The president and COO of Medallion Financial Corp., Andrew Murstein, dangled potential equity sale opportunities in front of investment banking firms as part of a scheme to suggest the valuation of one of the company’s subsidiaries was higher than it was, the Securities and Exchange Commission (SEC) has charged.
The firm, which makes loans to companies to buy the medallions that permit them to operate cabs in New York City and other metro areas, saw its business drop in 2015 when Uber and other ride sharing app companies caught on as taxi alternatives.
Faced with big drops in its stock price along with the drop in the value of medallions, which the company uses to collateralize its loans, Murstein forced through a change in the way the company values its banking subsidiary, Medallion Bank, from book value to fair market value, a more subjective measurement.
Using the new method, the value of Medallion Bank increased from $149.9 million to $166.5 million in 2016, an increase of 11 percentage points, and then Murstein used tactics to justify even higher valuations over the next year, suggesting the company was worth $290.5 million by the end of 2017, almost double in value even though its book value was trending lower than ever because of a growing numbers of bad loans.
“Medallion Financial’s sudden increases in fair value — at a time when the collateral values of the Bank's loans were plummeting — resulted from Murstein’s behind-the scenes conduct,” the SEC said in its complaint against Murstein and the company.

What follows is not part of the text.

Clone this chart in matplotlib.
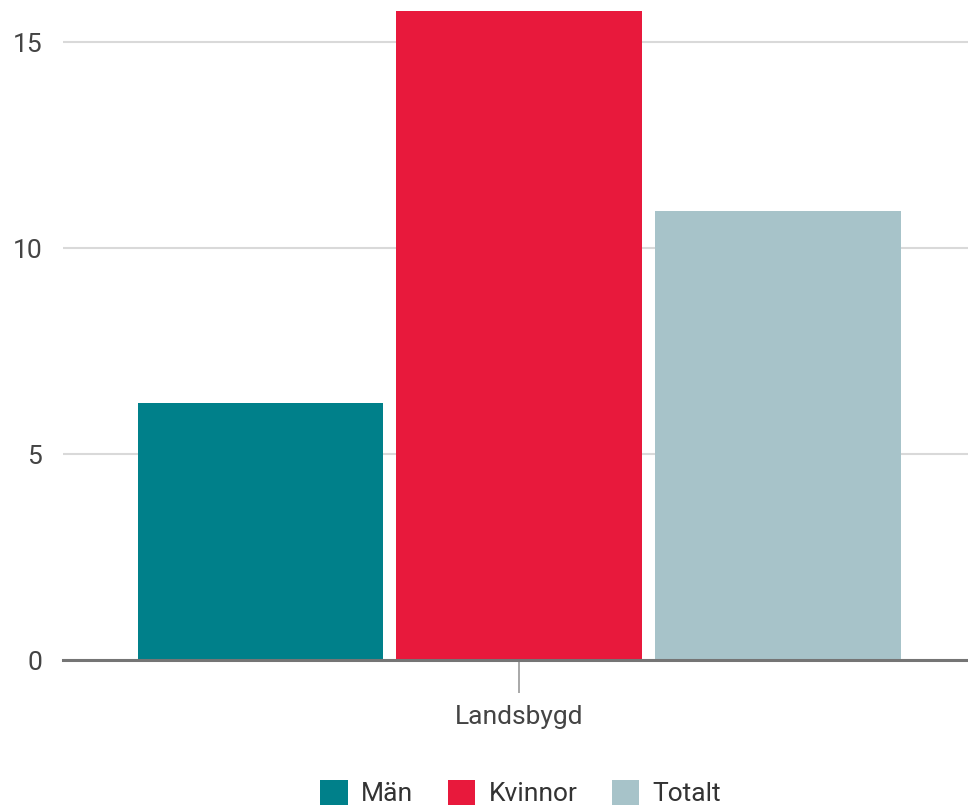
import numpy as np
import matplotlib.pyplot as plt

plt.rcParams['font.family'] = ['Roboto', 'DejaVu Sans']

category = ["Landsbygd"]
series = ["Män", "Kvinnor", "Totalt"]
values = [6.25, 15.75, 10.9]
colors = ["#00808A", "#E8193C", "#A7C3C9"]

fig = plt.figure(figsize=(9.68, 8.07), dpi=100)
ax = fig.add_axes([0.065, 0.182, 0.935, 0.818])

x = np.arange(len(category))
width = 0.271
step = 0.286
for i, (name, val, col) in enumerate(zip(series, values, colors)):
    ax.bar(x + (i - 1) * step, [val], width=width, color=col, label=name, zorder=2)

ax.set_xlim(-0.504, 0.496)
ax.set_ylim(0, 16.02)
ax.set_yticks([0, 5, 10, 15])
ax.grid(axis='y', color='#D9D9D9', linewidth=1.5, zorder=0)
ax.set_xticks(x)
ax.set_xticklabels(category)

for s in ['top', 'right', 'left']:
    ax.spines[s].set_visible(False)
ax.spines['bottom'].set_color('#757575')
ax.spines['bottom'].set_linewidth(2.2)
ax.spines['bottom'].set_zorder(3)

ax.tick_params(axis='y', length=0, pad=15, labelsize=19, labelcolor='#444444')
ax.tick_params(axis='x', length=24, width=1.2, color='#999999', pad=8,
               labelsize=19, labelcolor='#444444')

fig.legend(loc='center', bbox_to_anchor=(0.538, 0.017), ncol=3, frameon=False,
           fontsize=19, handlelength=1.05, handleheight=1.05, handletextpad=0.5,
           columnspacing=1.3, labelcolor='#333333')

fig.savefig("out.png", dpi=100)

That conduct included “firing Medallion Financial’s valuation firm, instructing the new valuation firm on the correct value, biasing the new firm with possible incentives, and concealing information from Medallion Financial’s Auditor.”
Separate from the effort to boost the bank’s valuation, Murstein, without informing others in the company, engaged a public relations firm and an independent communications contractor to help raise the company’s slumping stock price by anonymously touting the company’s performance and arguing in favor of a higher valuation in influential media outlets.
Potential sale opportunities
In 2015, after forcing the switch in valuation method from book to fair market value, Murstein, who held several executive roles at the company, including chief credit officer as well as president and COO, and was the founder’s son, engaged a specialist to provide its opinion on the value of the company’s subsidiary bank to be used in the parent company's 10-K filing.
When the valuation specialist refused to justify going higher than the 11 percentage-point increase in its opinion, Murstein took a different tack and suggested to a handful of investment banks that the company was considering selling an equity stake in the bank and wanted their views, in exchange for potentially having them handle the sale, on whether they could support a valuation of around $300 million.
Two of the financial firms replied with valuation ranges that included the $300 million target. Another firm Murstein reached out to said it could support a valuation of $200 million, a target Murstein suggested to them.
Murstein used the higher valuations these firms provided to justify using a higher valuation in the company’s financial filings, but the effort generated push-back from the internal auditor, who said the higher valuations were part of “pitch” documents and weren’t valuations the firms were standing behind.
The auditor also pushed back against a decision by Murstein to fire the valuation firm that refused to go higher than the initial 11 percentage-point increase.
“I would recommend that you continue to utilize the same third party specialist quarter-after-quarter,” the auditor told Murstein, but the advice wasn’t taken.
Medallion’s CFO played little role in the valuation issues, the SEC’s complaint suggests. In their only substantive exchange on the matter, according to the SEC, the CFO talked in an email about the range the bank needed to hit in an upcoming quarter if the valuation was to be consistent from one quarter to the next. Murstein appeared to use the exchange as a way to influence the valuation provided by one of the investment banks he had reached out to.
The SEC charged Murstein and his company with violating a number of anti-fraud provisions in federal securities laws.
Separately, Murstein was charged with making false statements to the company’s internal auditor.
The SEC also charged the PR firm Murstein worked with to talk up the company’s stock without disclosing it was being paid to do so.
The SEC is seeking permanent injunctions, disgorgement along with prejudgment interest, and civil penalties, among other penalties.
“Companies … cannot shop for higher valuations when there is no evidence to support them,” Richard Best, director of the SEC’s New York regional office, said in a statement.
In response to the charges, Medallion issued a statement contesting the SEC's findings.
The statement says, in part, "We intend to vigorously defend against the SEC’s unfounded charges and are confident we will be completely vindicated.... We believe that none of the allegations in the SEC complaint gives rise to a securities violation and are confident that the full record will show that Medallion Financial Corp. and Andrew Murstein complied with the law.
"The actions in question occurred five or more years ago at a time when short sellers were engaged in an online campaign to drive down the Company’s stock price for their personal profit by spreading misleading and disparaging information and misrepresenting its business. Medallion sought only to provide the market with an accurate understanding of its financial position and prospects and an appropriate and transparent valuation of Medallion Bank and its other assets.
"The SEC’s attempt to mischaracterize Medallion’s good-faith efforts defies logic when the SEC does not even allege that the Company’s actions had any market impact whatsoever on the price of Medallion stock and Mr. Murstein has never sold a single share of Medallion stock."